• _What needs to be done_:
Set down only those lines that fall from the line containing "Write the Altair code for this chart." through the line containing "import pandas as pd", unchanged and without pictures.

-- Start of Records supplied --

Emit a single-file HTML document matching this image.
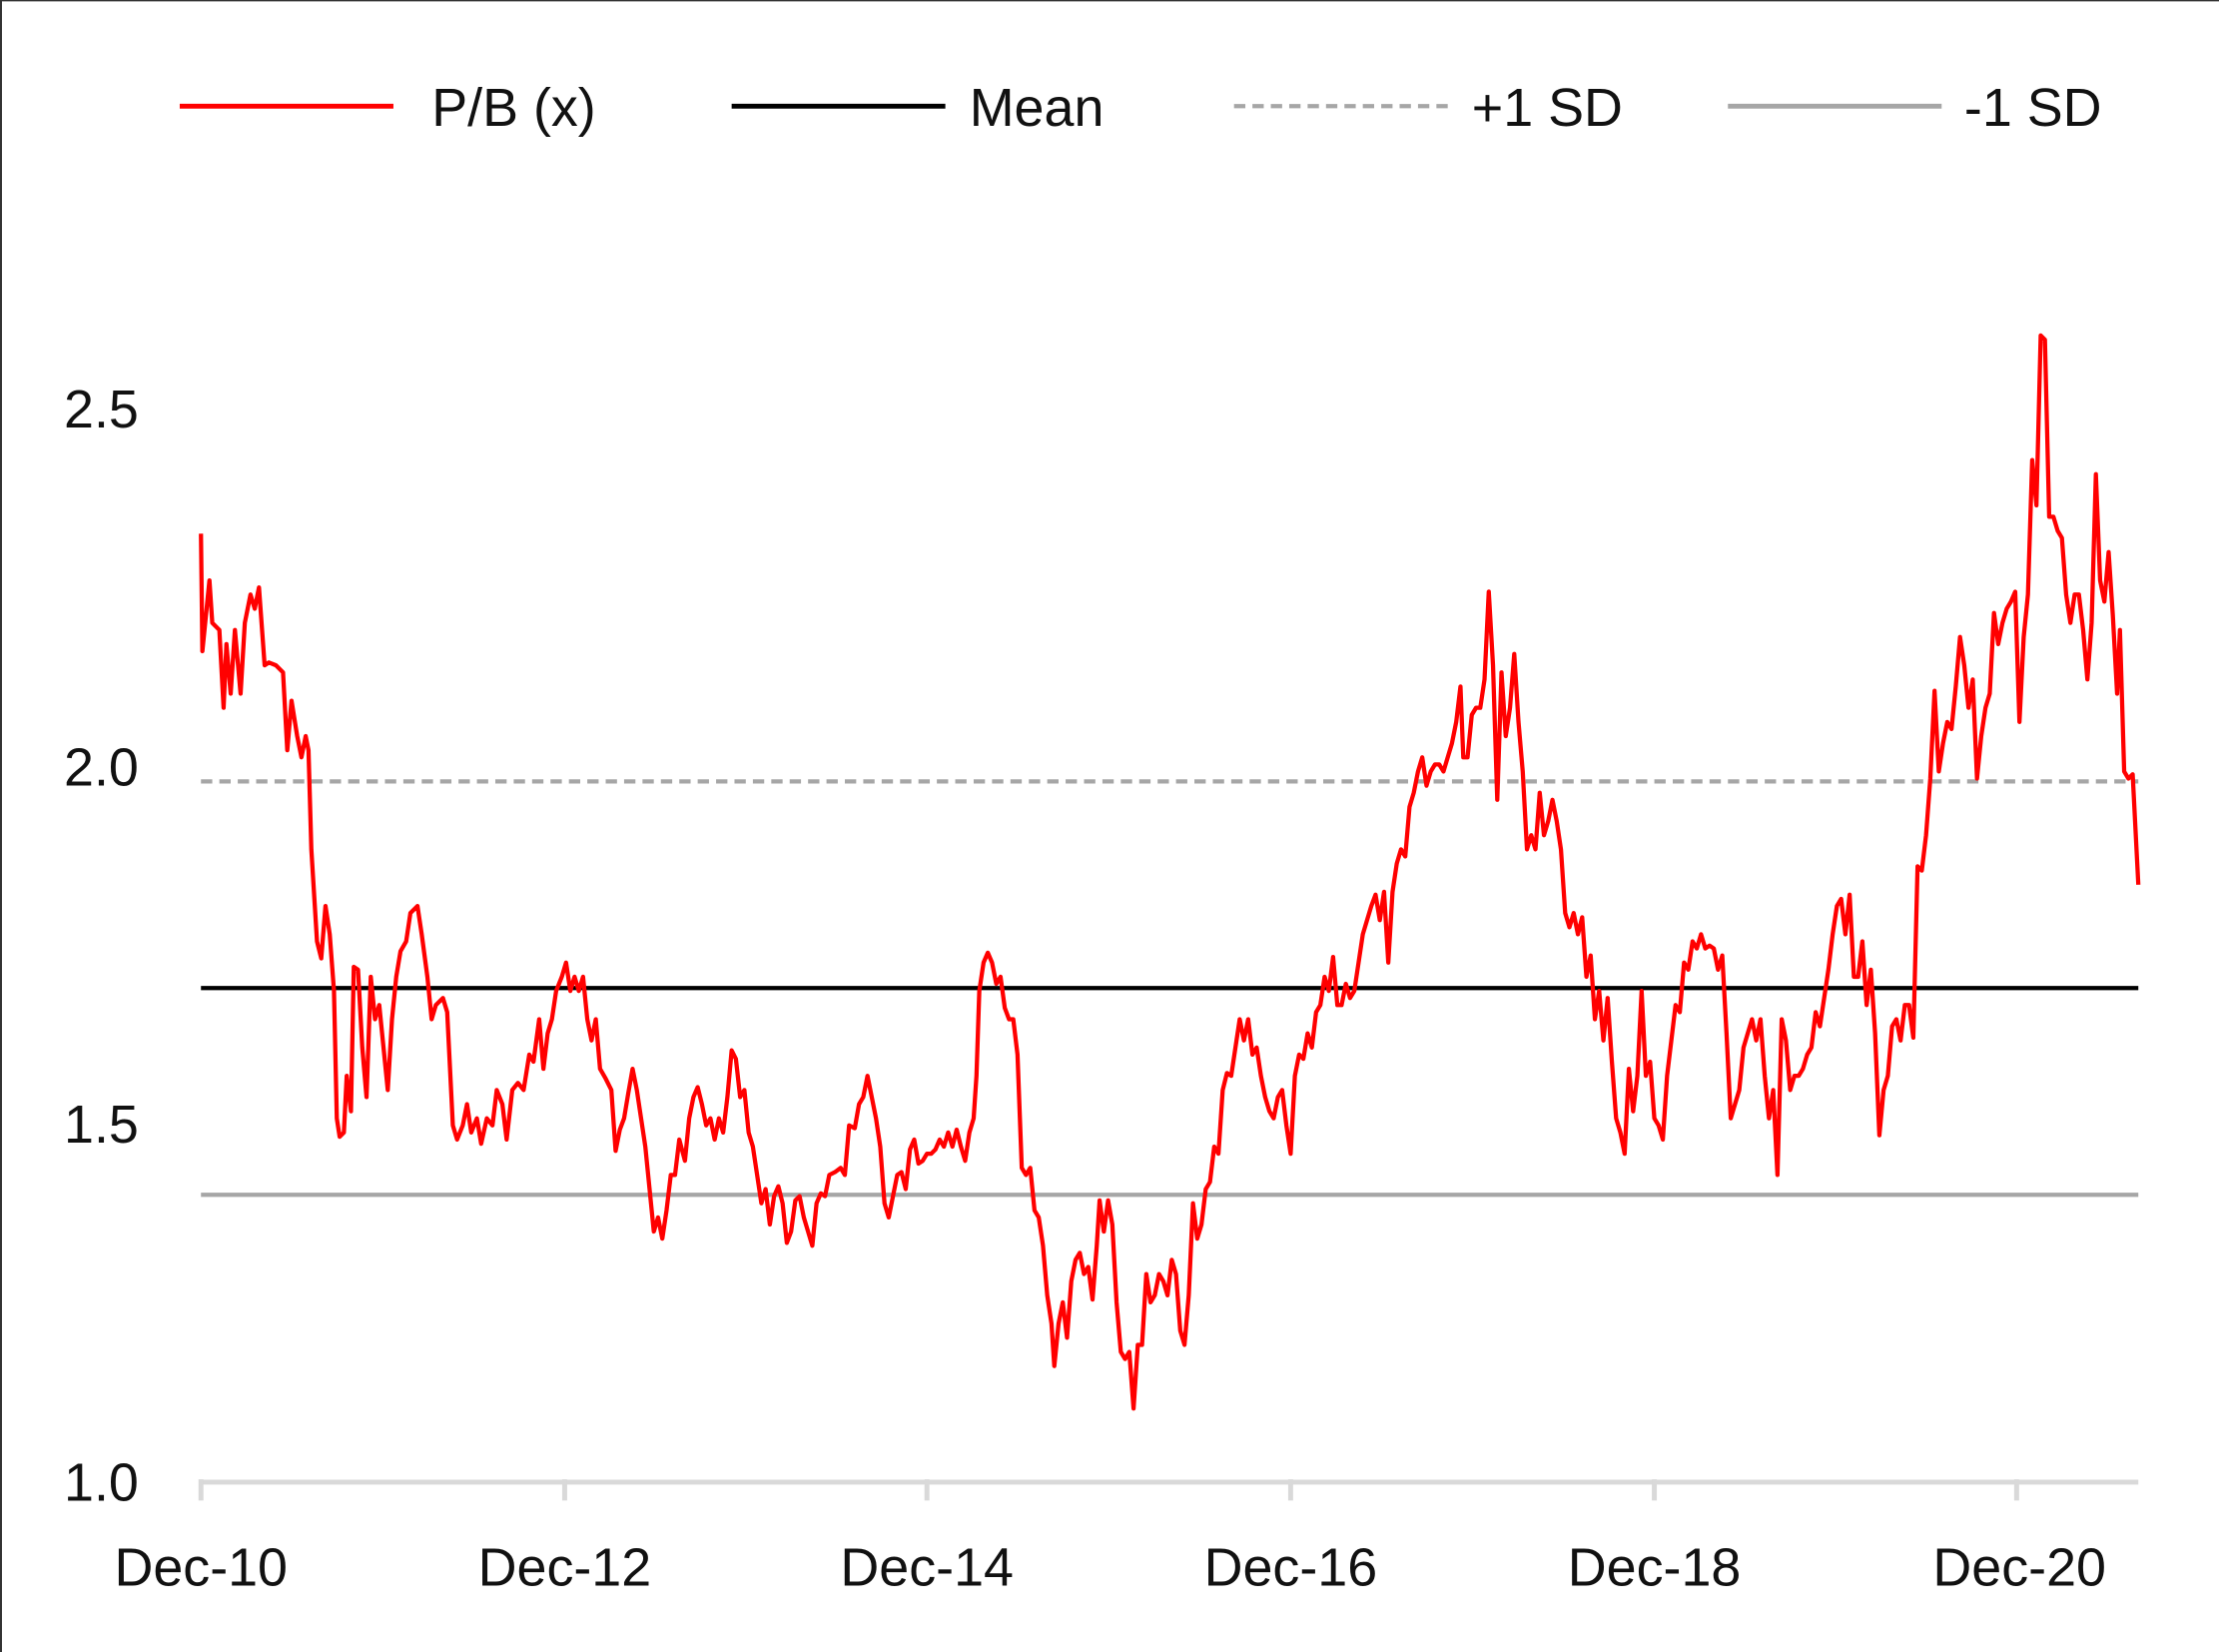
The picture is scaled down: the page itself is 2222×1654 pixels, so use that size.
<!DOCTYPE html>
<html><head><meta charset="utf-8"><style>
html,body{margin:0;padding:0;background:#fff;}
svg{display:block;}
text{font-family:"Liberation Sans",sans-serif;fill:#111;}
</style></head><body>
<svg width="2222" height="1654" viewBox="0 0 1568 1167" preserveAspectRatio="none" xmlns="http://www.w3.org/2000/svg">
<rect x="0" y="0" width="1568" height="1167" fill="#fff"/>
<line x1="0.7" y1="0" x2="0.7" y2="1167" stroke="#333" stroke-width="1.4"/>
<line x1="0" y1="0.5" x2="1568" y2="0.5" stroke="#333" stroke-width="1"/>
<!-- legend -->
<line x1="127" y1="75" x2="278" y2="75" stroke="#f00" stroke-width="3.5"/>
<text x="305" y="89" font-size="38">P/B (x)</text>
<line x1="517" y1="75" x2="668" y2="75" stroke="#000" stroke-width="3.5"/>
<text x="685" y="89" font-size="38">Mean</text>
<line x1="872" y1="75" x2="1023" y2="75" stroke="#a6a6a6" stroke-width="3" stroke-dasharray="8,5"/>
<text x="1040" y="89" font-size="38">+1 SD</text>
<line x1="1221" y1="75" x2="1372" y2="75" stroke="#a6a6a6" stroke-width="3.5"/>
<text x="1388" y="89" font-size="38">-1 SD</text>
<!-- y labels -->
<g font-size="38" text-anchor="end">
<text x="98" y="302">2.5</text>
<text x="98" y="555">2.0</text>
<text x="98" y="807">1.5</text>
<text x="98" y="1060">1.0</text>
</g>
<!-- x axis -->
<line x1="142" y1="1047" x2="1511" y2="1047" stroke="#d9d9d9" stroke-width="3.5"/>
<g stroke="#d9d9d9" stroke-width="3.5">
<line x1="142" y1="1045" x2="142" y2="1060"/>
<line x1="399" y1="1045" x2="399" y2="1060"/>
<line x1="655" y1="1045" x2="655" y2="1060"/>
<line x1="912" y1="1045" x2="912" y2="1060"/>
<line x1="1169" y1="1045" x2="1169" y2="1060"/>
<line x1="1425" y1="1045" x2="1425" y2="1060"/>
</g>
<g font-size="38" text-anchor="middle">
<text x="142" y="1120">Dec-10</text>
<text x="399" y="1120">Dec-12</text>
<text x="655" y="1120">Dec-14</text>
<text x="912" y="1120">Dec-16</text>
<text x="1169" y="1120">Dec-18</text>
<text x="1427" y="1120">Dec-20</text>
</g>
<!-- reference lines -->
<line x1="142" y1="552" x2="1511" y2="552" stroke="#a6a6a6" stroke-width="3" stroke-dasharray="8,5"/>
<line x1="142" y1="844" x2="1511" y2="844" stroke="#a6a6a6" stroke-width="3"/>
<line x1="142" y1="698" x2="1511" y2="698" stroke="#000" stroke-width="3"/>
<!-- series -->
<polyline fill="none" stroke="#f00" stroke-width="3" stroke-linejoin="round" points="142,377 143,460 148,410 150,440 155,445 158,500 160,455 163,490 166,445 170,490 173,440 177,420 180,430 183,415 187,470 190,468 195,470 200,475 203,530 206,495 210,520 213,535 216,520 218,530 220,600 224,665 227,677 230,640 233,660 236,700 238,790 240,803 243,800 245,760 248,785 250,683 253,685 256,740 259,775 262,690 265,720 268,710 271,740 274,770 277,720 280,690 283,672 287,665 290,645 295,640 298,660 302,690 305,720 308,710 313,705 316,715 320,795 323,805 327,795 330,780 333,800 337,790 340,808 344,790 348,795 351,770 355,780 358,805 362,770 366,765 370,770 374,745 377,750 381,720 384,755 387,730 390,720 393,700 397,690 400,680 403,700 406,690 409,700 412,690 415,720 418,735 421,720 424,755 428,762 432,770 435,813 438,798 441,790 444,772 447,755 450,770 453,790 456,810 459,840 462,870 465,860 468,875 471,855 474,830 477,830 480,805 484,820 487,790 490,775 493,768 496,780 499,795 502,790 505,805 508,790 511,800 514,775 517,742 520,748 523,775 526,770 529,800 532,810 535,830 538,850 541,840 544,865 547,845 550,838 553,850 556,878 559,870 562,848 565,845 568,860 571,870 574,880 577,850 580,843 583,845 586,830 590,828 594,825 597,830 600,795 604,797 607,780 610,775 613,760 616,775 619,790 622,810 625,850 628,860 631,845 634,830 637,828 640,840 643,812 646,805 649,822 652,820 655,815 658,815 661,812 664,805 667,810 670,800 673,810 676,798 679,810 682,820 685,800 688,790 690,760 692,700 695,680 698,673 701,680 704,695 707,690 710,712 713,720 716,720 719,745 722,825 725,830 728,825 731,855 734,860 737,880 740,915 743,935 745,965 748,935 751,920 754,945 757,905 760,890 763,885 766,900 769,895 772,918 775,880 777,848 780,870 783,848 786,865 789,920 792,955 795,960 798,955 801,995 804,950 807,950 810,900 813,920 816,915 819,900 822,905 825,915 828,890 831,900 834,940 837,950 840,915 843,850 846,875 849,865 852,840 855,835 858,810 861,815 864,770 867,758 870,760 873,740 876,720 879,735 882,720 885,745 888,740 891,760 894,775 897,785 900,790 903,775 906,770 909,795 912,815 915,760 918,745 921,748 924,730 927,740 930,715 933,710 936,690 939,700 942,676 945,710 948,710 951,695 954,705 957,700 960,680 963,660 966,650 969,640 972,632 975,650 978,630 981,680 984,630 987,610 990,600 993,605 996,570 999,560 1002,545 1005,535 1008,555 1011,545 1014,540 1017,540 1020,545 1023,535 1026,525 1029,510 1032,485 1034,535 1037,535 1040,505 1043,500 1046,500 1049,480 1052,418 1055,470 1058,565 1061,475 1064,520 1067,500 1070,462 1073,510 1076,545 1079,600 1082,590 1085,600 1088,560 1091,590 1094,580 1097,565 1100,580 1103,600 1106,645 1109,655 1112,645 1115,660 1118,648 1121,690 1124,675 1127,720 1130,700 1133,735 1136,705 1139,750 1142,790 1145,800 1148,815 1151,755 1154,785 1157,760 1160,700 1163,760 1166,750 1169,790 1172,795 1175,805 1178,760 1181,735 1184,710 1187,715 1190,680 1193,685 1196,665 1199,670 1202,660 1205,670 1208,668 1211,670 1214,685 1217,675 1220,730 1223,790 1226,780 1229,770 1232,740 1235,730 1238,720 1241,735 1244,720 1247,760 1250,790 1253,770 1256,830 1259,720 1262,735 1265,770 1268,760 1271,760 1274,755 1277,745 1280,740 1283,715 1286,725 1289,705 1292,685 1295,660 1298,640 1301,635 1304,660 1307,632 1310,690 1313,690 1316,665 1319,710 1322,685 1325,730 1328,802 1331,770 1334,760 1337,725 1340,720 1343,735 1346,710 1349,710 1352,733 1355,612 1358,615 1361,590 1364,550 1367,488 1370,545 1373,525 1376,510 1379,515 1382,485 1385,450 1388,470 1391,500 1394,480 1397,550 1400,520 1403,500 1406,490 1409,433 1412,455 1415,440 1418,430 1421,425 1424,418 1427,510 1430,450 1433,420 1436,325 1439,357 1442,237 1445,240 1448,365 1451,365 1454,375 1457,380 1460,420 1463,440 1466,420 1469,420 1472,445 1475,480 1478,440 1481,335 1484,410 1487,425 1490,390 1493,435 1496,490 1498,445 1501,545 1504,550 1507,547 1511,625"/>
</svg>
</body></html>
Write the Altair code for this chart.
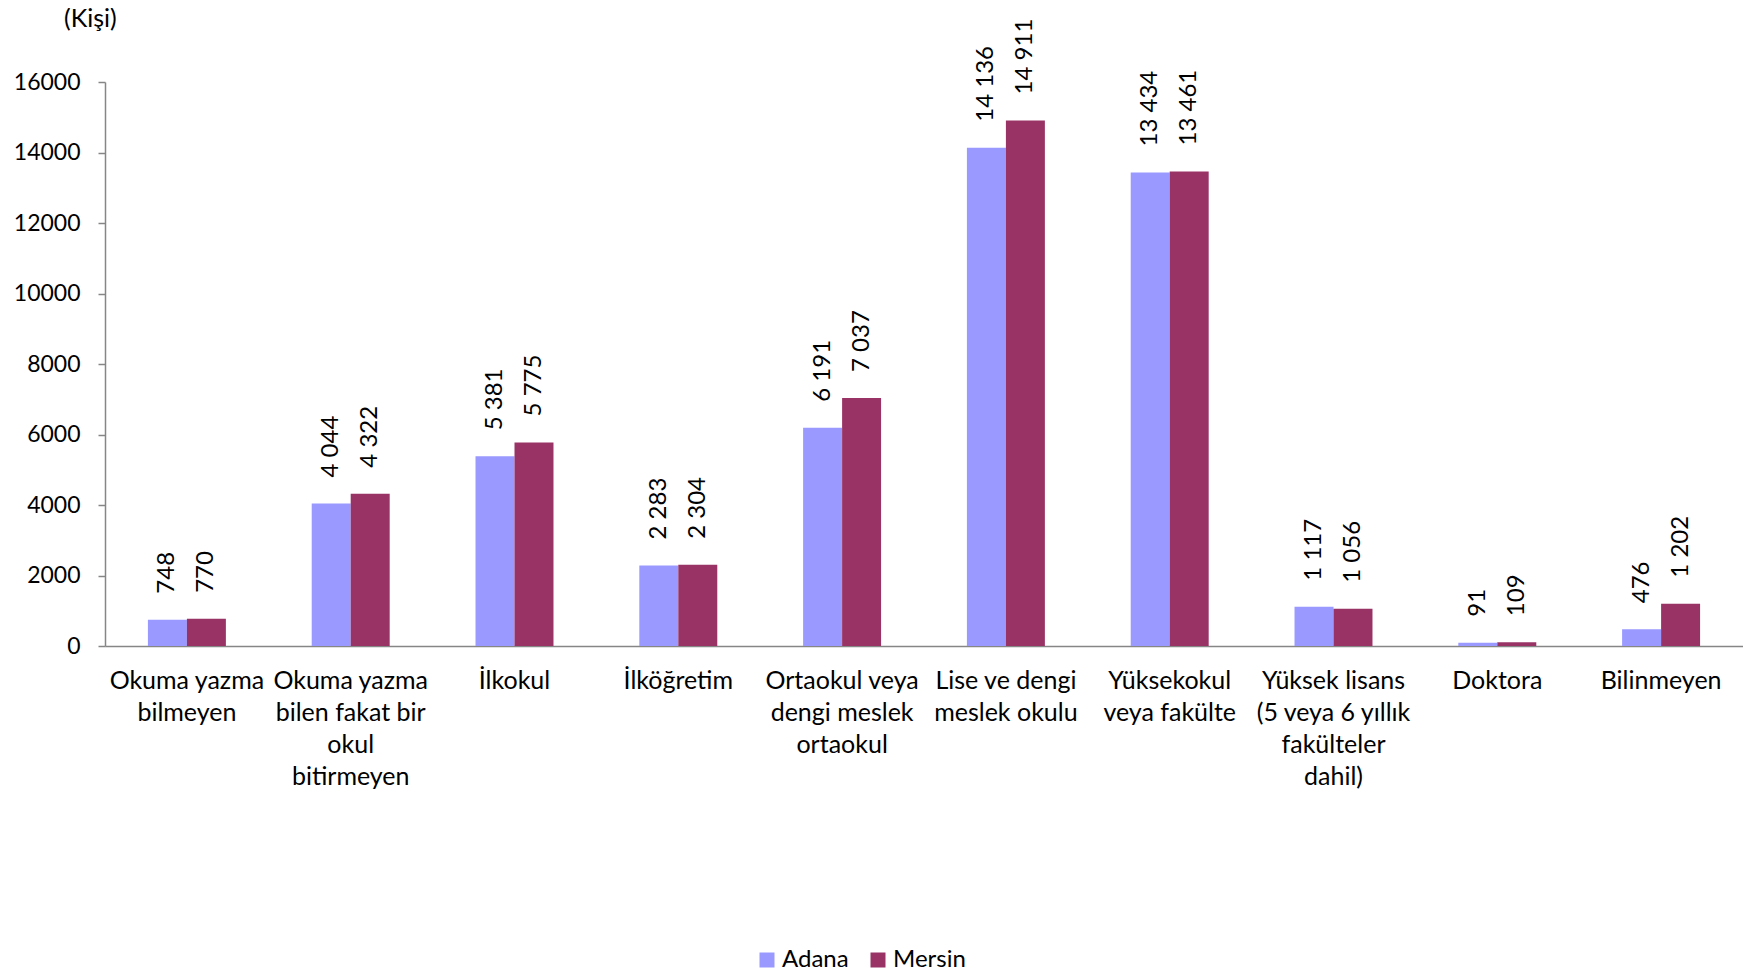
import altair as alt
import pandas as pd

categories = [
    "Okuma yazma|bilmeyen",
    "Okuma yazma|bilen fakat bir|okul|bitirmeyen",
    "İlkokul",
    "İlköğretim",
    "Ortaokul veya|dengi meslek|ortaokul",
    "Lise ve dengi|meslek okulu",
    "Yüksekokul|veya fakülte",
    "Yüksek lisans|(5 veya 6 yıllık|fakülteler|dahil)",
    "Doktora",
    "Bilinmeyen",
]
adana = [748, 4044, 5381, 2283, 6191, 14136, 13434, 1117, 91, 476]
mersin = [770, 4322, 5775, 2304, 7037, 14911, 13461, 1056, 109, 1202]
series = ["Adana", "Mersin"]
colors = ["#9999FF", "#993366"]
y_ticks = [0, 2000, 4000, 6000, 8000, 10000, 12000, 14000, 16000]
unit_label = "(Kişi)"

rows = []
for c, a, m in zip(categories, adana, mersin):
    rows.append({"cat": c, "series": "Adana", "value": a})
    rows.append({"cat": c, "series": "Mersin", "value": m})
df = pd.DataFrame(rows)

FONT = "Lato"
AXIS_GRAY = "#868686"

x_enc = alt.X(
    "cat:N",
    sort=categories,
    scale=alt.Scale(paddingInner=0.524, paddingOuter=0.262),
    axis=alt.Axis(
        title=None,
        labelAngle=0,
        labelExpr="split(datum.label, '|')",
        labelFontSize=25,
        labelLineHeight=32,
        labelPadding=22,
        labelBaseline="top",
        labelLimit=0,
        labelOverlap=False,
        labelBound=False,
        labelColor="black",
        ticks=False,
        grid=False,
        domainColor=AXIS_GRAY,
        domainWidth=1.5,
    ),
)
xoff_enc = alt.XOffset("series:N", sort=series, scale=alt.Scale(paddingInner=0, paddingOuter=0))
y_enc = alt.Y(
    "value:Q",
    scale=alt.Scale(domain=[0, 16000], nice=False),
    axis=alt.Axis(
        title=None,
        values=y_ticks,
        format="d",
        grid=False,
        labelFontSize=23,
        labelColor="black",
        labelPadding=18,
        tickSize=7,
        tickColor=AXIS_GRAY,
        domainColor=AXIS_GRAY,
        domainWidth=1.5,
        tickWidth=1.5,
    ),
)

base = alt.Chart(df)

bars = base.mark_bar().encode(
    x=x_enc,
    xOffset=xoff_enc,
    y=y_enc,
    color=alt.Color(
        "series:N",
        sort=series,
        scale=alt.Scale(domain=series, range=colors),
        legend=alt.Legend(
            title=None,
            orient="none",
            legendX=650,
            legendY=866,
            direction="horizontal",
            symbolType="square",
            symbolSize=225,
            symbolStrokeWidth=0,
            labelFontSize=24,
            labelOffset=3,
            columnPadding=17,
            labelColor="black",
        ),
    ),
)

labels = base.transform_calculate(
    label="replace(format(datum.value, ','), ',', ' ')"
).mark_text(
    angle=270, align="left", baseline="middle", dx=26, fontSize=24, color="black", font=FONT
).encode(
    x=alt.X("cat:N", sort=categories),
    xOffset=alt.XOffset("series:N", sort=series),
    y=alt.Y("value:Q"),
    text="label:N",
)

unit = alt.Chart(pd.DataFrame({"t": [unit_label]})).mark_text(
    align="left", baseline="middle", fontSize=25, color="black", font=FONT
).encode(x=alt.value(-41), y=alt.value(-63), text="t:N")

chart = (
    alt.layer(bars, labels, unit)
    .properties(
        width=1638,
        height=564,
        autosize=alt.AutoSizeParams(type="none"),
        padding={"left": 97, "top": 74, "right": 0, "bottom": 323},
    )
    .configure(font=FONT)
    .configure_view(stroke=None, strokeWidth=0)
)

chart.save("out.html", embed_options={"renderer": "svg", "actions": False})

-- End of Records supplied --

• _Exercise output_:
Write the Altair code for this chart.
import altair as alt
import pandas as pd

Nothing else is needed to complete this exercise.